● **Data segment**

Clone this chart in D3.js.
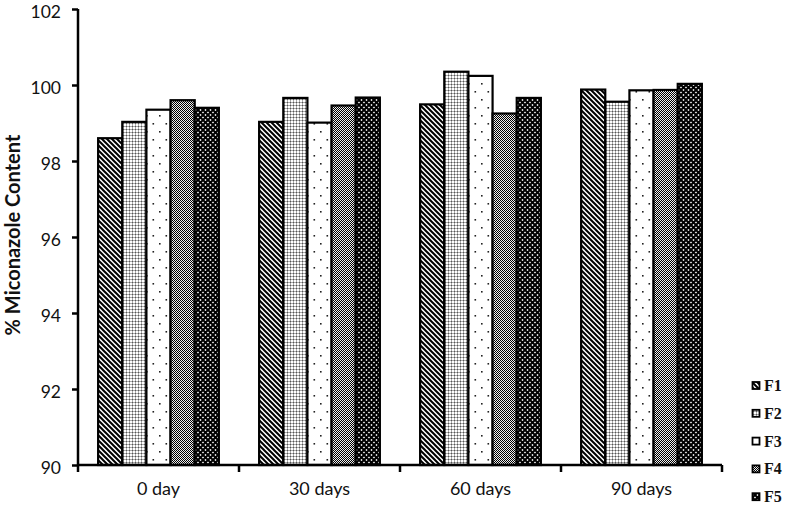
<!DOCTYPE html>
<html><head><meta charset="utf-8">
<script src="https://cdn.jsdelivr.net/npm/d3@7"></script>
<style>body{margin:0;background:#fff}svg{display:block}</style>
</head><body>
<script>
const categories = ["0 day", "30 days", "60 days", "90 days"];
const seriesNames = ["F1", "F2", "F3", "F4", "F5"];
const F1 = [98.60, 99.03, 99.49, 99.88];
const F2 = [99.03, 99.66, 100.35, 99.56];
const F3 = [99.35, 99.01, 100.24, 99.86];
const F4 = [99.60, 99.46, 99.25, 99.87];
const F5 = [99.40, 99.67, 99.66, 100.03];
const seriesValues = [F1, F2, F3, F4, F5];
const yTicks = [90, 92, 94, 96, 98, 100, 102];

(function () {
const W = 800, H = 516;
const svg = d3.select("body").append("svg").attr("width", W).attr("height", H);
const defs = svg.append("defs");

function pat(id, w, h) {
  return defs.append("pattern").attr("id", id).attr("patternUnits", "userSpaceOnUse")
    .attr("width", w).attr("height", h === undefined ? w : h);
}
let p = pat("p1", 5);
p.append("rect").attr("width", 5).attr("height", 5).attr("fill", "#fff");
p.append("path").attr("d", "M-1,-1 L6,6 M-1,4 L1,6 M4,-1 L6,1").attr("stroke", "#000").attr("stroke-width", 2);
p = pat("p2", 3);
p.append("rect").attr("width", 3).attr("height", 3).attr("fill", "#fff");
p.append("rect").attr("width", 3).attr("height", 1).attr("fill", "#aaa");
p.append("rect").attr("width", 1).attr("height", 3).attr("fill", "#aaa");
p.append("rect").attr("width", 1).attr("height", 1).attr("fill", "#555");
p = pat("p3", 13, 16);
p.append("rect").attr("width", 13).attr("height", 16).attr("fill", "#fff");
p.append("rect").attr("x", 3).attr("y", 3).attr("width", 1.6).attr("height", 1.6).attr("fill", "#222");
p.append("rect").attr("x", 9.5).attr("y", 11).attr("width", 1.6).attr("height", 1.6).attr("fill", "#222");
p = pat("p4", 2);
p.append("rect").attr("width", 2).attr("height", 2).attr("fill", "#eee");
p.append("rect").attr("width", 1).attr("height", 1).attr("fill", "#000");
p.append("rect").attr("x", 1).attr("y", 1).attr("width", 1).attr("height", 1).attr("fill", "#000");
p = pat("p5", 5);
p.append("rect").attr("width", 5).attr("height", 5).attr("fill", "#fff");
p.append("path").attr("d", "M-1,-1 L6,6 M-1,6 L6,-1").attr("stroke", "#000").attr("stroke-width", 2);
const fills = ["url(#p1)", "url(#p2)", "url(#p3)", "url(#p4)", "url(#p5)"];

const mLeft = 78, mRight = 722, mTop = 9, mBottom = 465;
const y = d3.scaleLinear().domain([90, 102]).range([mBottom, mTop]);
const x0 = d3.scaleBand().domain(categories).range([mLeft, mRight]).padding(0);
const x1 = d3.scaleBand().domain(seriesNames)
  .range([x0.bandwidth() * 0.125, x0.bandwidth() * 0.875]).padding(0);

const font = "Lato, 'Open Sans', sans-serif";

const g = svg.append("g");
categories.forEach((c, ci) => {
  const gg = g.append("g").attr("transform", `translate(${x0(c)},0)`);
  gg.selectAll("rect").data(seriesNames.map((s, si) => ({ s, si, v: seriesValues[si][ci] })))
    .join("rect")
    .attr("x", d => x1(d.s))
    .attr("y", d => y(d.v))
    .attr("width", x1.bandwidth())
    .attr("height", d => y(90) - y(d.v))
    .attr("fill", d => fills[d.si])
    .attr("stroke", "#000").attr("stroke-width", 2.2);
});

const ya = svg.append("g").attr("transform", `translate(${mLeft},0)`)
  .call(d3.axisLeft(y).tickValues(yTicks).tickSize(6).tickSizeOuter(0).tickPadding(11));
ya.select(".domain").attr("stroke-width", 2.5).attr("d", `M0,${mTop}V${mBottom}`);
ya.selectAll(".tick line").attr("stroke-width", 2.5);
ya.selectAll(".tick text").attr("font-family", font).attr("font-size", 17.5)
  .attr("dy", "0.48em").attr("fill", "#111");

const xa = svg.append("g").attr("transform", `translate(0,${mBottom})`)
  .call(d3.axisBottom(x0).tickSize(0).tickPadding(17));
xa.select(".domain").attr("stroke-width", 2.5).attr("d", `M${mLeft},0H${mRight}`);
xa.selectAll(".tick text").attr("font-family", font).attr("font-size", 18).attr("fill", "#111");
const bounds = categories.map(c => x0(c)).concat([x0.range()[1]]);
xa.selectAll(".bt").data(bounds).join("line").attr("class", "bt")
  .attr("x1", d => d).attr("x2", d => d).attr("y1", 0).attr("y2", 7)
  .attr("stroke", "#000").attr("stroke-width", 2.5);

svg.append("text").attr("transform", `translate(20,235) rotate(-90)`)
  .attr("text-anchor", "middle").attr("font-family", font).attr("font-weight", "bold")
  .attr("font-size", 20).attr("fill", "#111").text("% Miconazole Content");

const lg = svg.append("g");
seriesNames.forEach((s, i) => {
  const yy = 386 + i * 27.8;
  lg.append("rect").attr("x", 752.5).attr("y", yy - 4).attr("width", 7).attr("height", 7)
    .attr("fill", fills[i]).attr("stroke", "#000").attr("stroke-width", 1.8);
  lg.append("text").attr("x", 764).attr("y", yy + 5).attr("font-family", "'Liberation Serif', serif")
    .attr("font-weight", "bold").attr("font-size", 16).attr("fill", "#111").text(s);
});
})();
</script>
</body></html>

● **Problem details**
Reproduce the whole listing word for word, setting aside any pictures.

● **Output of the task**
Clone this chart in D3.js.
<!DOCTYPE html>
<html><head><meta charset="utf-8">
<script src="https://cdn.jsdelivr.net/npm/d3@7"></script>
<style>body{margin:0;background:#fff}svg{display:block}</style>
</head><body>
<script>
const categories = ["0 day", "30 days", "60 days", "90 days"];
const seriesNames = ["F1", "F2", "F3", "F4", "F5"];
const F1 = [98.60, 99.03, 99.49, 99.88];
const F2 = [99.03, 99.66, 100.35, 99.56];
const F3 = [99.35, 99.01, 100.24, 99.86];
const F4 = [99.60, 99.46, 99.25, 99.87];
const F5 = [99.40, 99.67, 99.66, 100.03];
const seriesValues = [F1, F2, F3, F4, F5];
const yTicks = [90, 92, 94, 96, 98, 100, 102];

(function () {
const W = 800, H = 516;
const svg = d3.select("body").append("svg").attr("width", W).attr("height", H);
const defs = svg.append("defs");

function pat(id, w, h) {
  return defs.append("pattern").attr("id", id).attr("patternUnits", "userSpaceOnUse")
    .attr("width", w).attr("height", h === undefined ? w : h);
}
let p = pat("p1", 5);
p.append("rect").attr("width", 5).attr("height", 5).attr("fill", "#fff");
p.append("path").attr("d", "M-1,-1 L6,6 M-1,4 L1,6 M4,-1 L6,1").attr("stroke", "#000").attr("stroke-width", 2);
p = pat("p2", 3);
p.append("rect").attr("width", 3).attr("height", 3).attr("fill", "#fff");
p.append("rect").attr("width", 3).attr("height", 1).attr("fill", "#aaa");
p.append("rect").attr("width", 1).attr("height", 3).attr("fill", "#aaa");
p.append("rect").attr("width", 1).attr("height", 1).attr("fill", "#555");
p = pat("p3", 13, 16);
p.append("rect").attr("width", 13).attr("height", 16).attr("fill", "#fff");
p.append("rect").attr("x", 3).attr("y", 3).attr("width", 1.6).attr("height", 1.6).attr("fill", "#222");
p.append("rect").attr("x", 9.5).attr("y", 11).attr("width", 1.6).attr("height", 1.6).attr("fill", "#222");
p = pat("p4", 2);
p.append("rect").attr("width", 2).attr("height", 2).attr("fill", "#eee");
p.append("rect").attr("width", 1).attr("height", 1).attr("fill", "#000");
p.append("rect").attr("x", 1).attr("y", 1).attr("width", 1).attr("height", 1).attr("fill", "#000");
p = pat("p5", 5);
p.append("rect").attr("width", 5).attr("height", 5).attr("fill", "#fff");
p.append("path").attr("d", "M-1,-1 L6,6 M-1,6 L6,-1").attr("stroke", "#000").attr("stroke-width", 2);
const fills = ["url(#p1)", "url(#p2)", "url(#p3)", "url(#p4)", "url(#p5)"];

const mLeft = 78, mRight = 722, mTop = 9, mBottom = 465;
const y = d3.scaleLinear().domain([90, 102]).range([mBottom, mTop]);
const x0 = d3.scaleBand().domain(categories).range([mLeft, mRight]).padding(0);
const x1 = d3.scaleBand().domain(seriesNames)
  .range([x0.bandwidth() * 0.125, x0.bandwidth() * 0.875]).padding(0);

const font = "Lato, 'Open Sans', sans-serif";

const g = svg.append("g");
categories.forEach((c, ci) => {
  const gg = g.append("g").attr("transform", `translate(${x0(c)},0)`);
  gg.selectAll("rect").data(seriesNames.map((s, si) => ({ s, si, v: seriesValues[si][ci] })))
    .join("rect")
    .attr("x", d => x1(d.s))
    .attr("y", d => y(d.v))
    .attr("width", x1.bandwidth())
    .attr("height", d => y(90) - y(d.v))
    .attr("fill", d => fills[d.si])
    .attr("stroke", "#000").attr("stroke-width", 2.2);
});

const ya = svg.append("g").attr("transform", `translate(${mLeft},0)`)
  .call(d3.axisLeft(y).tickValues(yTicks).tickSize(6).tickSizeOuter(0).tickPadding(11));
ya.select(".domain").attr("stroke-width", 2.5).attr("d", `M0,${mTop}V${mBottom}`);
ya.selectAll(".tick line").attr("stroke-width", 2.5);
ya.selectAll(".tick text").attr("font-family", font).attr("font-size", 17.5)
  .attr("dy", "0.48em").attr("fill", "#111");

const xa = svg.append("g").attr("transform", `translate(0,${mBottom})`)
  .call(d3.axisBottom(x0).tickSize(0).tickPadding(17));
xa.select(".domain").attr("stroke-width", 2.5).attr("d", `M${mLeft},0H${mRight}`);
xa.selectAll(".tick text").attr("font-family", font).attr("font-size", 18).attr("fill", "#111");
const bounds = categories.map(c => x0(c)).concat([x0.range()[1]]);
xa.selectAll(".bt").data(bounds).join("line").attr("class", "bt")
  .attr("x1", d => d).attr("x2", d => d).attr("y1", 0).attr("y2", 7)
  .attr("stroke", "#000").attr("stroke-width", 2.5);

svg.append("text").attr("transform", `translate(20,235) rotate(-90)`)
  .attr("text-anchor", "middle").attr("font-family", font).attr("font-weight", "bold")
  .attr("font-size", 20).attr("fill", "#111").text("% Miconazole Content");

const lg = svg.append("g");
seriesNames.forEach((s, i) => {
  const yy = 386 + i * 27.8;
  lg.append("rect").attr("x", 752.5).attr("y", yy - 4).attr("width", 7).attr("height", 7)
    .attr("fill", fills[i]).attr("stroke", "#000").attr("stroke-width", 1.8);
  lg.append("text").attr("x", 764).attr("y", yy + 5).attr("font-family", "'Liberation Serif', serif")
    .attr("font-weight", "bold").attr("font-size", 16).attr("fill", "#111").text(s);
});
})();
</script>
</body></html>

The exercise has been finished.